W 2018 był drugim bankiem w strefie euro i dwunastym na świecie pod względem kapitalizacji. Obsługiwał w 2006 r. 66 mln klientów w 43 krajach. Notowany w ramach indeksu giełdowego Euro Stoxx 50. W 2017 r. znalazł się na 33 miejscu listy największych spółek publicznych świata Forbes Global 2000.

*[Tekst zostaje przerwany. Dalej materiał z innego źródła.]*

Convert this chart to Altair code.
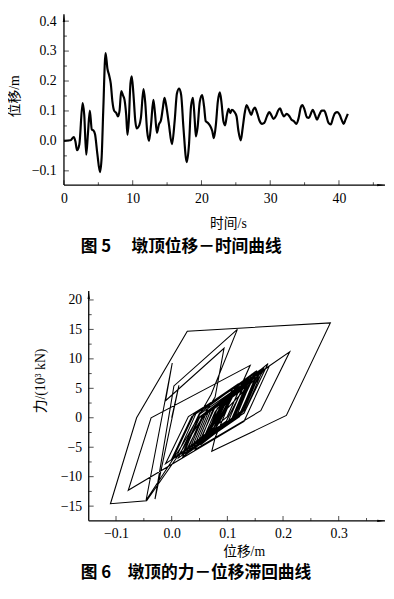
import altair as alt
import pandas as pd

# ---------------- data: Fig.5 pier-top displacement time history ----------------
time_s = [0.00, 0.95, 1.43, 1.67, 1.90, 2.24, 2.71, 2.95, 3.24, 3.48, 3.76, 4.05, 4.29, 4.52,
          4.86, 5.24, 5.48, 5.71, 6.05, 6.33, 6.57, 6.81, 7.05, 7.29, 7.62, 7.86, 8.10, 8.33,
          8.57, 8.81, 9.05, 9.24, 9.43, 9.67, 9.86, 10.10, 10.38, 10.57, 10.95, 11.19, 11.57,
          11.81, 12.10, 12.38, 12.67, 13.00, 13.24, 13.52, 13.81, 14.10, 14.38, 14.62, 14.86,
          15.24, 15.71, 16.10, 16.43, 16.76, 17.05, 17.38, 17.86, 18.19, 18.48, 18.76, 19.00,
          19.19, 19.43, 19.76, 20.10, 20.38, 20.62, 20.95, 21.29, 21.57, 21.81, 22.10, 22.38,
          22.67, 22.90, 23.19, 23.43, 23.71, 23.95, 24.19, 24.43, 24.76, 25.10, 25.38, 25.71,
          26.00, 26.29, 26.57, 26.90, 27.24, 27.52, 27.76, 28.10, 28.43, 28.81, 29.14, 29.52,
          29.86, 30.14, 30.48, 30.81, 31.14, 31.43, 31.71, 32.00, 32.38, 32.71, 33.10, 33.43,
          33.81, 34.14, 34.43, 34.67, 35.00, 35.33, 35.62, 35.90, 36.19, 36.52, 36.81, 37.14,
          37.48, 37.86, 38.19, 38.48, 38.81, 39.14, 39.43, 39.76, 40.10, 40.38, 40.67, 40.95,
          41.29]
disp_m = [0.000, 0.002, 0.013, -0.002, -0.031, -0.011, 0.126, 0.087, -0.046, 0.022, 0.101,
          0.038, 0.035, 0.022, -0.044, -0.104, -0.055, 0.098, 0.293, 0.240, 0.219, 0.191,
          0.131, 0.101, 0.093, 0.082, 0.104, 0.166, 0.153, 0.137, 0.087, 0.020, 0.066, 0.191,
          0.216, 0.158, 0.066, 0.042, 0.052, 0.077, 0.173, 0.131, 0.033, 0.000, 0.055, 0.137,
          0.093, 0.027, 0.055, 0.068, 0.109, 0.144, 0.120, 0.060, -0.011, 0.066, 0.158, 0.175,
          0.153, 0.044, -0.071, -0.011, 0.115, 0.144, 0.077, 0.015, 0.044, 0.131, 0.153,
          0.115, 0.066, 0.060, 0.049, 0.033, 0.009, 0.055, 0.131, 0.162, 0.131, 0.066, 0.052,
          0.087, 0.107, 0.093, 0.104, 0.098, 0.082, 0.033, 0.002, 0.044, 0.093, 0.120, 0.104,
          0.087, 0.104, 0.111, 0.093, 0.068, 0.057, 0.060, 0.082, 0.096, 0.087, 0.073, 0.082,
          0.101, 0.109, 0.093, 0.082, 0.090, 0.085, 0.071, 0.066, 0.057, 0.077, 0.111, 0.120,
          0.104, 0.079, 0.077, 0.090, 0.104, 0.087, 0.071, 0.087, 0.101, 0.101, 0.082, 0.060,
          0.055, 0.077, 0.093, 0.096, 0.087, 0.071, 0.057, 0.071, 0.090]

# ---------------- data: Fig.6 force-displacement hysteresis path ----------------
hyst_disp = [0.000, 0.013, -0.030, 0.004, 0.118, 0.071, 0.020, -0.046, 0.001, -0.011,
             0.094, 0.078, 0.035, 0.038, 0.022, -0.045, -0.110, -0.063, 0.028, 0.285,
             0.206, 0.072, 0.078, 0.100, 0.166, 0.137, 0.141, 0.120, 0.020, 0.050,
             0.212, 0.160, 0.042, 0.052, 0.077, 0.173, 0.130, 0.000, 0.036, 0.137,
             0.098, 0.027, 0.055, 0.068, 0.060, 0.144, 0.110, -0.011, 0.030, 0.175,
             0.130, -0.078, -0.037, 0.141, 0.100, 0.015, 0.050, 0.153, 0.112, 0.009,
             0.045, 0.162, 0.122,
             0.030, 0.058, 0.150, 0.122, 0.020, 0.050, 0.158, 0.128,
             0.040, 0.066, 0.140, 0.112, 0.012, 0.044, 0.165, 0.134,
             0.050, 0.074, 0.132, 0.106, 0.026, 0.055, 0.146, 0.118,
             0.060, 0.082, 0.125, 0.100, 0.035, 0.062, 0.155, 0.126,
             0.045, 0.070, 0.136, 0.110, 0.018, 0.048, 0.160, 0.130,
             0.052, 0.078, 0.107, 0.093, 0.104, 0.080, 0.002, 0.040, 0.120, 0.087,
             0.111, 0.090, 0.057, 0.080, 0.096, 0.073, 0.109, 0.082, 0.090, 0.085,
             0.057, 0.085, 0.120, 0.095, 0.079, 0.104, 0.071, 0.101, 0.078, 0.055,
             0.080, 0.096, 0.070, 0.057, 0.090]
hyst_force = [0.0, 5.5, -13.8, 5.4, 15.0, 4.0, -4.5, -14.0, 9.3, 2.9,
              11.8, 3.5, -3.0, -2.2, -5.0, -14.1, -14.6, 0.0, 14.7, 16.1,
              0.4, -5.7, -3.4, 1.6, 8.2, 3.8, 4.6, 0.2, -6.6, 0.6,
              11.2, 1.2, -5.4, -3.6, 1.6, 9.2, 0.8, -7.0, 0.2, 6.6,
              -0.6, -5.4, -0.2, 1.4, 0.4, 7.4, 0.0, -7.8, 0.2, 8.7,
              -0.6, -12.3, 0.0, 8.9, 0.2, -6.2, 0.8, 8.0, 0.0, -6.6,
              1.0, 8.3, 0.2,
              -5.8, 0.6, 6.8, 0.4, -6.2, 0.0, 7.6, 1.0,
              -5.0, 1.0, 6.0, -0.2, -6.8, -0.4, 8.4, 1.6,
              -4.4, 1.4, 5.2, -0.6, -6.0, 0.3, 7.0, 0.6,
              -3.8, 1.6, 4.6, -1.0, -5.4, 0.8, 7.4, 1.2,
              -4.6, 1.2, 5.6, -0.4, -6.4, 0.0, 8.0, 1.2,
              -4.6, 1.0, 4.4, 1.8, 3.5, -1.6, -7.0, 0.6, 5.8, -0.2,
              4.2, 0.2, -4.2, 0.4, 3.0, -1.5, 4.8, -0.4, 1.4, 0.4,
              -3.8, 1.4, 5.6, 0.8, -1.8, 3.2, -2.6, 3.4, -0.8, -4.2,
              0.6, 3.0, -1.8, -3.6, 2.4]

# axis ranges / ticks
top_x_domain = [0, 46.7]
top_y_domain = [-0.1475, 0.423]
top_x_major = [0, 10, 20, 30, 40]
top_x_minor = [5, 15, 25, 35, 45]
top_y_major = [-0.1, 0.0, 0.1, 0.2, 0.3, 0.4]
top_y_minor = [-0.05, 0.05, 0.15, 0.25, 0.35]

bot_x_domain = [-0.1935, 0.3832]
bot_axis_x = -0.149
bot_y_domain = [-17.5, 21.5]
bot_x_major = [-0.1, 0.0, 0.1, 0.2, 0.3]
bot_x_minor = [-0.05, 0.05, 0.15, 0.25, 0.35]
bot_y_major = [-15, -10, -5, 0, 5, 10, 15, 20]
bot_y_minor = [-12.5, -7.5, -2.5, 2.5, 7.5, 12.5, 17.5]

cap5 = "图 5　 墩顶位移－时间曲线"
cap6 = "图 6　墩顶的力－位移滞回曲线"

SERIF = "Liberation Serif, Noto Sans CJK SC"
CJK = "Noto Sans CJK SC"

TOP_W, TOP_H = 327, 174
BOT_W, BOT_H = 327, 234


def one():
    return pd.DataFrame({"k": [0]})


def decorations(xs, ys, xa, ya, x0, x1, y0, y1, xmaj, xmin_, ymaj, ymin_):
    layers = []
    # axis lines
    layers.append(alt.Chart(one()).mark_rule(color="black", strokeWidth=1.3).encode(
        x=alt.XDatum(x0, scale=xs, axis=xa), x2=alt.X2Datum(x1),
        y=alt.YDatum(y0, scale=ys, axis=ya)))
    layers.append(alt.Chart(one()).mark_rule(color="black", strokeWidth=1.3).encode(
        x=alt.XDatum(x0, scale=xs, axis=xa),
        y=alt.YDatum(y0, scale=ys, axis=ya), y2=alt.Y2Datum(y1)))
    # arrow heads (symmetric shapes, shifted so the tip sits on the axis end)
    layers.append(alt.Chart(one()).mark_point(
        shape="M0,-1L0.3,1L-0.3,1Z", size=64, filled=True, color="black",
        opacity=1, strokeWidth=0, yOffset=4).encode(
        x=alt.XDatum(x0, scale=xs, axis=xa), y=alt.YDatum(y1, scale=ys, axis=ya)))
    layers.append(alt.Chart(one()).mark_point(
        shape="M1,0L-1,0.3L-1,-0.3Z", size=64, filled=True, color="black",
        opacity=1, strokeWidth=0, xOffset=-4).encode(
        x=alt.XDatum(x1, scale=xs, axis=xa), y=alt.YDatum(y0, scale=ys, axis=ya)))
    # ticks (pointing inward)
    for vals, ln in ((xmaj, 5), (xmin_, 3)):
        layers.append(alt.Chart(pd.DataFrame({"v": vals})).mark_tick(
            color="black", thickness=1, size=ln, orient="vertical", yOffset=-ln / 2).encode(
            x=alt.X("v:Q", scale=xs, axis=xa),
            y=alt.YDatum(y0, scale=ys, axis=ya)))
    for vals, ln in ((ymaj, 5), (ymin_, 3)):
        layers.append(alt.Chart(pd.DataFrame({"v": vals})).mark_tick(
            color="black", thickness=1, size=ln, orient="horizontal", xOffset=ln / 2).encode(
            y=alt.Y("v:Q", scale=ys, axis=ya),
            x=alt.XDatum(x0, scale=xs, axis=xa)))
    return layers


axis_common = dict(domain=False, ticks=False, grid=False, labelFont="Liberation Serif",
                   labelFontSize=14, labelColor="black", labelFlush=False,
                   titleFont=SERIF, titleFontSize=14, titleFontWeight="normal",
                   titleColor="black", titleAlign="center", titleBaseline="middle")

# ---------------- top chart ----------------
xs1 = alt.Scale(domain=top_x_domain, nice=False, zero=False)
ys1 = alt.Scale(domain=top_y_domain, nice=False, zero=False)
xa1 = alt.Axis(values=top_x_major, format="d", title="时间/s",
               labelPadding=7, titleX=167, titleY=39, **axis_common)
ya1 = alt.Axis(values=top_y_major, format=".1f", title="位移/m",
               labelPadding=8, titleAngle=270, titleX=-50, titleY=83, **axis_common)
df_top = pd.DataFrame({"t": time_s, "d": disp_m, "i": list(range(len(time_s)))})

top_line = alt.Chart(df_top).mark_line(color="black", strokeWidth=2.2, interpolate="monotone").encode(
    x=alt.X("t:Q", scale=xs1, axis=xa1),
    y=alt.Y("d:Q", scale=ys1, axis=ya1),
    order="i:Q")

top_caption = alt.Chart(pd.DataFrame({"c": [cap5]})).mark_text(
    font=CJK, fontSize=17, fontWeight="bold", align="left", baseline="middle", color="black").encode(
    text="c:N", x=alt.value(17), y=alt.value(237))

top = alt.layer(top_line, *decorations(xs1, ys1, xa1, ya1, top_x_domain[0], top_x_domain[1],
                                        top_y_domain[0], top_y_domain[1],
                                        top_x_major, top_x_minor, top_y_major, top_y_minor),
                top_caption).properties(width=TOP_W, height=TOP_H)

# ---------------- bottom chart ----------------
xs2 = alt.Scale(domain=bot_x_domain, nice=False, zero=False)
ys2 = alt.Scale(domain=bot_y_domain, nice=False, zero=False)
y_off = -round((bot_axis_x - bot_x_domain[0]) * BOT_W / (bot_x_domain[1] - bot_x_domain[0]))
xa2 = alt.Axis(values=bot_x_major, format=".1f", title="位移/m",
               labelPadding=6, titleX=183, titleY=31, **axis_common)
ya2 = alt.Axis(values=bot_y_major, format="d", title="力/(10³ kN)",
               offset=y_off, labelPadding=7, titleAngle=270,
               titleX=-49, titleY=91, **axis_common)
df_h = pd.DataFrame({"x": hyst_disp, "f": hyst_force, "i": list(range(len(hyst_disp)))})

hyst = alt.Chart(df_h).mark_line(color="black", strokeWidth=1.1).encode(
    x=alt.X("x:Q", scale=xs2, axis=xa2),
    y=alt.Y("f:Q", scale=ys2, axis=ya2),
    order="i:Q")

bot_caption = alt.Chart(pd.DataFrame({"c": [cap6]})).mark_text(
    font=CJK, fontSize=17, fontWeight="bold", align="left", baseline="middle", color="black").encode(
    text="c:N", x=alt.value(17), y=alt.value(287))

bottom = alt.layer(hyst, *decorations(xs2, ys2, xa2, ya2, bot_axis_x, bot_x_domain[1],
                                       bot_y_domain[0], bot_y_domain[1],
                                       bot_x_major, bot_x_minor, bot_y_major, bot_y_minor),
                   bot_caption).properties(width=BOT_W, height=BOT_H)

chart = alt.vconcat(top, bottom, spacing=108, bounds="flush").properties(
    padding=0, background="white"
).configure_view(stroke=None)

chart.save("out.html", embed_options={"renderer": "svg", "actions": False})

We wrześniu 2010 r. Banco Santander nabył od grupy Allied Irish Banks Bank Zachodni WBK. 28 lutego 2012 r. Santander ogłosił, że przejmie od KBC Banku polską spółkę zależną KBC, Kredyt Bank. Grupa Santander połączyła Kredyt Bank z BZ WBK, dzięki czemu ten ostatni stał się trzecim pod względem wielkości bankiem w Polsce, wycenianym na ok. 5 mld euro i obsługującym ponad 3,5 mln klientów detalicznych. Po fuzji udział w rynku BZ WBK wyniósł 9,6 proc. pod względem depozytów, 8,0 proc. pod względem kredytów i 12,9 proc. pod względem liczby oddziałów (899). Banco Santander objął 76,5 proc. akcji połączonego banku, natomiast KBC przypadło 16,4 proc.. Około 7,1 proc. udziałów trafiło do innych akcjonariuszy. Santander wyraził zamiar odkupienia części akcji KBC, tak aby zmniejszyć udział belgijskiej firmy do poziomu poniżej 10 proc.. KBC zgodził się na transakcję, w wyniku której hiszpański bank stał się właścicielem 75 proc. BZ WBK. Reszta akcji należy do innych akcjonariuszy oraz jest w obrocie giełdowym.